Half a year ago Google submitted documents to the FCC for a product called the A4R-GG1. At the time there weren’t many publicly-available details, but it looks like the confidentiality period is over, because now the FCC website has photos and a draft of a user manual.
What you’re looking at is an updated version of the Google Glass wearable computer. That doesn’t mean this is the version that will ultimately ship though: these photos and other documents are all about half a year old at this point.
Google Glass is a mobile device that you wear like a pair of glasses. It runs Android-based software and puts a small, semi-transparent display above one eye, allowing you to see notifications, maps, instructions, or other information without shifting your focus very far from the environment around you.

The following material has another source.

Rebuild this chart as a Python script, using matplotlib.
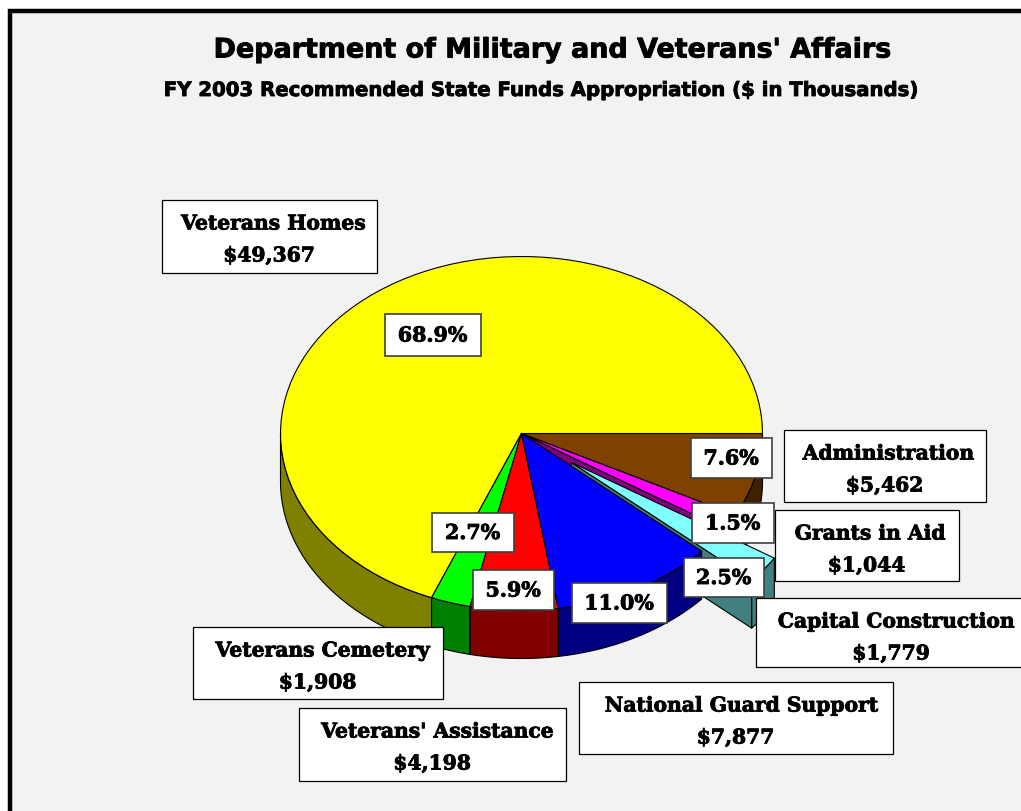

After running a Glass Explorer Program that allowed developers and enthusiasts to pay $1500 for an early prototype, Google pretty much shut down the program and went back to basics earlier this year.
Some reports have suggested that Google’s next-gen Glass will focus on the enterprise space, since that’s where the early versions were most popular. Google may also be working on a screenless, audio-only version of its device.
The FCC documents don’t tell us much about those plans. But here’s what we do know: when Google submitted these documents in May, the company had a version of Google Glass that included a display, camera, and touchpad much like the original. The updated versions seems to have a hinge that allows you to fold the display area though.
9to5Google reports that hundreds of people are already testing the new version of Glass as part of the Glass at Work program, but Google hasn’t yet officially announced any next-gen hardware.